Saturday, June 08, 2013

Lento, pero no flojo

Cuando salí de Lima, en agosto del 2006, no imaginé que se haría tan larga mi ausencia.  Entonces otra era la noble víctima de esta sociable misantropía que las muchachas en ropas ligeras de "South Beach" no lograron curarme.

Miami, y más tarde la Ciudad de México, fueron algo así como el preámbulo, los primeros desconcertados pasos, de un exilio dorado que aún me mantiene lejos.  Yakarta, caótica y amable, se convirtió en la inesperada y solaz consecuencia de esta huida hacia adelante que ha sido mi vida ("si vas a escapar, al menos que parezca que estás atacando").
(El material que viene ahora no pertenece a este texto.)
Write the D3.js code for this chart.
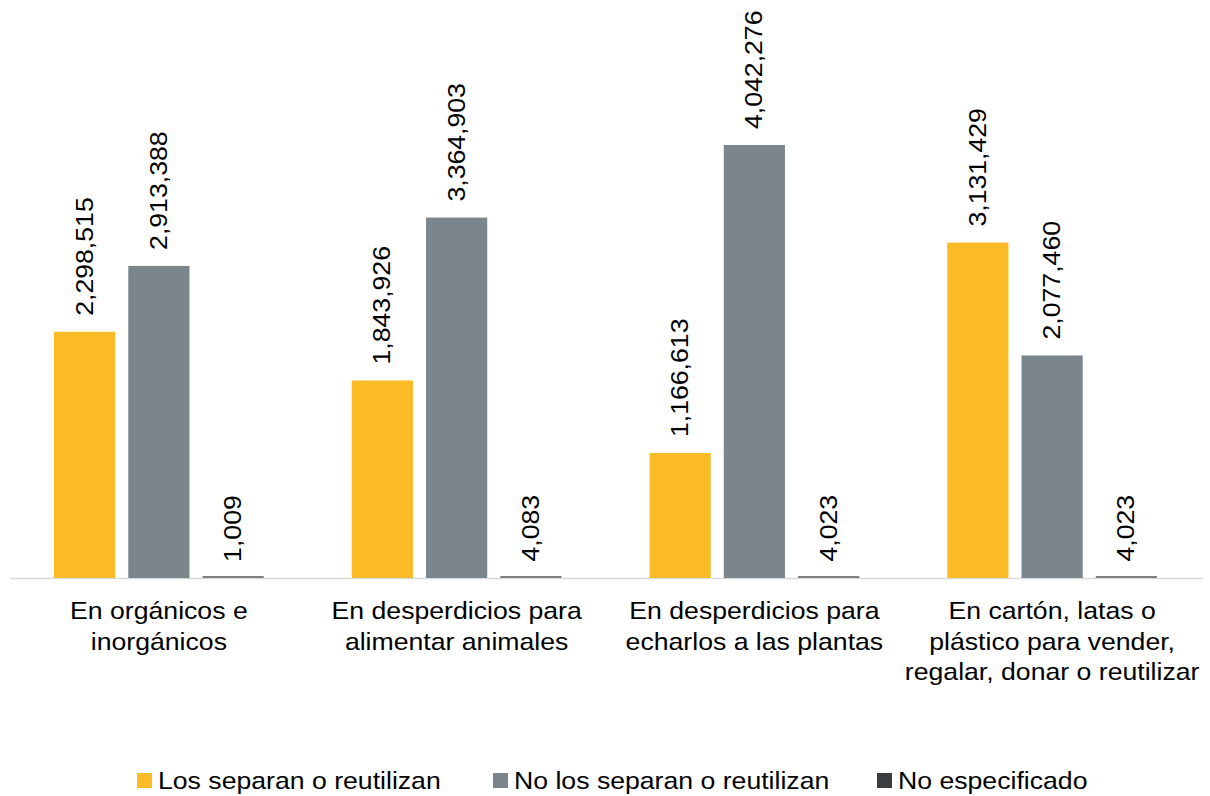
<!DOCTYPE html>
<html>
<head>
<meta charset="utf-8">
<script src="https://cdn.jsdelivr.net/npm/d3@7"></script>
<style>
  body { margin: 0; background: #fff; }
  text { font-family: "Liberation Sans", Arial, sans-serif; fill: #000; }
</style>
</head>
<body>
<div id="chart"></div>
<script>
const categories = [
  ["En orgánicos e", "inorgánicos"],
  ["En desperdicios para", "alimentar animales"],
  ["En desperdicios para", "echarlos a las plantas"],
  ["En cartón, latas o", "plástico para vender,", "regalar, donar o reutilizar"]
];
const seriesNames = ["Los separan o reutilizan", "No los separan o reutilizan", "No especificado"];
const separan = [2298515, 1843926, 1166613, 3131429];
const noSeparan = [2913388, 3364903, 4042276, 2077460];
const noEspecificado = [1009, 4083, 4023, 4023];
const colors = ["#fbbb27", "#7b868c", "#3b3e41"];

const width = 1210;
const height = 796;
const baseY = 578;
const stretch = 1.11; // glyphs in the reference run a bit wider than Liberation Sans

const svg = d3.select('#chart')
  .append('svg')
  .attr('width', width)
  .attr('height', height)

const series = [separan, noSeparan, noEspecificado];
const data = categories.map((c, i) => ({ i, values: series.map(s => s[i]) }));

const x0 = d3.scaleBand()
  .domain(d3.range(categories.length))
  .range([10, 1201])

const x1 = d3.scaleBand()
  .domain(d3.range(series.length))
  .range([44, x0.bandwidth() - 44])
  .paddingInner(0.176)

const y = d3.scaleLinear()
  .domain([0, 4500000])
  .range([baseY, baseY - 4500000 / 9335])

const fmt = d3.format(',');

// baseline
svg.append('line')
  .attr('x1', 10).attr('x2', 1203)
  .attr('y1', baseY + 0.5).attr('y2', baseY + 0.5)
  .attr('stroke', '#d9d9d9')
  .attr('stroke-width', 1.5)

const groups = svg.selectAll('g.grp')
  .data(data)
  .enter()
  .append('g')
  .attr('class', 'grp')
  .attr('transform', d => `translate(${x0(d.i)},0)`)

groups.selectAll('rect')
  .data(d => d.values.map((v, k) => ({ v, k })))
  .enter()
  .append('rect')
  .attr('x', d => x1(d.k))
  .attr('y', d => Math.min(y(d.v), baseY - 2))
  .attr('width', x1.bandwidth())
  .attr('height', d => Math.max(baseY - y(d.v), 2))
  .style('fill', d => d.k === 2 ? '#7f7f7f' : colors[d.k])

groups.selectAll('text.val')
  .data(d => d.values.map((v, k) => ({ v, k })))
  .enter()
  .append('text')
  .attr('class', 'val')
  .attr('transform', d => `translate(${x1(d.k) + x1.bandwidth() / 2 + 8},${Math.min(y(d.v), baseY) - 16}) rotate(-90) scale(${stretch},1)`)
  .attr('text-anchor', 'start')
  .style('font-size', '24px')
  .text(d => fmt(d.v))

// category labels
groups.each(function(d) {
  categories[d.i].forEach((line, j) => {
    d3.select(this).append('text')
      .attr('text-anchor', 'middle')
      .attr('transform', `translate(${x0.bandwidth() / 2},${619 + j * 30.5}) scale(${stretch},1)`)
      .style('font-size', '24px')
      .text(line)
  })
})

// legend
const legendX = [137, 493, 877];
const legend = svg.selectAll('g.leg')
  .data(seriesNames)
  .enter()
  .append('g')
  .attr('class', 'leg')
  .attr('transform', (d, i) => `translate(${legendX[i]},773)`)

legend.append('rect')
  .attr('width', 15)
  .attr('height', 15)
  .style('fill', (d, i) => colors[i])

legend.append('text')
  .attr('transform', `translate(21,16) scale(${stretch},1)`)
  .style('font-size', '24px')
  .text(d => d)
</script>
</body>
</html>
La capital de Indonesia es una metáfora del archipiélago en donde se encuentra; islas, gente, grupos, razas, religiones, separados por las aguas, casi siempre contaminadas, de los ríos desbordados.  Hay aventureros (y aún hay más aventureras, pero esa ya es crónica de mi pasado) que se atreven a cruzar los charcos que no pocas veces ocultan abismos, sin embargo, la gran mayoría vive en su islote, en su burbuja, en su espacio más o menos protegido y atravesado tan solo (es un decir) por la marabunta de motocicletas que todo lo capturan, efímeras colonizadoras, como las inundaciones.

Yo empecé mi vida gitana a la edad en que mis amigos ya criaban hijos, pagaban hipotecas y se preocupaban por sus inversiones y el fondo de jubilación.  Ellos regresaban y yo recién partía.

Hay gente precoz, esos que hacen todo pronto, impacientes, como apurados por la vida, y hay quienes nos tomamos un tiempo (o mucho).  Para cualquiera que se haya topado con mi humanidad, está claro que pertenezco a la raza de los remolones; al clan de los "poltrones y perezosos" que no andamos con apuros.  El ejemplo más sencillo es la ducha, con perdón.  Mis amigos deportistas, quién sabe cómo, necesitan cinco minutos para pasar de ser una sopa maloliente de sudores a (re)convertirse en los sujetos fresquísimos que exudan "aftersheif".  A mí me toma una hora hacerlo con calma y sesenta minutos apurado, solo que si corro, amén de no ahorrar tiempo, termino como mis amigos antes del baño; así que, vamos despacio.  

Soy lento, tardío.  Publiqué tarde mis primeros poemas y, luego, mis libros.  Tarde me casé y, más tarde todavía, me re-casé (las declaro inocentes).  Tarde me hice a las distancias y al mar (o al avión, que es lo que corresponde a nuestros tiempos). Tarde dejé la Coca-cola, tarde (ojalá que no mucho) empecé a caminar para postergar el infarto (y, claro, supongo que la dieta la empezaré -es un decir- demasiado tarde; pero no nos pongamos depresivos).  Para terminar (o para empezar, según se mire, y yo lo veo bien porque -tarde también- me he vuelto optimista), parece que será tarde, bien entrada la cuarentena, cuando me estrene como padre.

Lento, sí, pero no flojo, que sigo dándole cuerda al reloj de las andanzas.  Ahora, otra vez, acompañado de una mujer inmensa y buena (que en eso los viejos dioses siempre fueron generosos), voy camino a otra aventura.  Acá comienza, sin más pretensiones que tenerlos cerca, que robarme sus ojos por un rato, la crónica de mis días y mis alegrías en Singapur (las penas, y espero que esas sí lleguen muy tarde, serán solo mías).

Empezamos a abordar. Viajaremos novecientos kilómetros al norte.  Adiós Yakarta; nos vemos en la Ciudad de los Leones.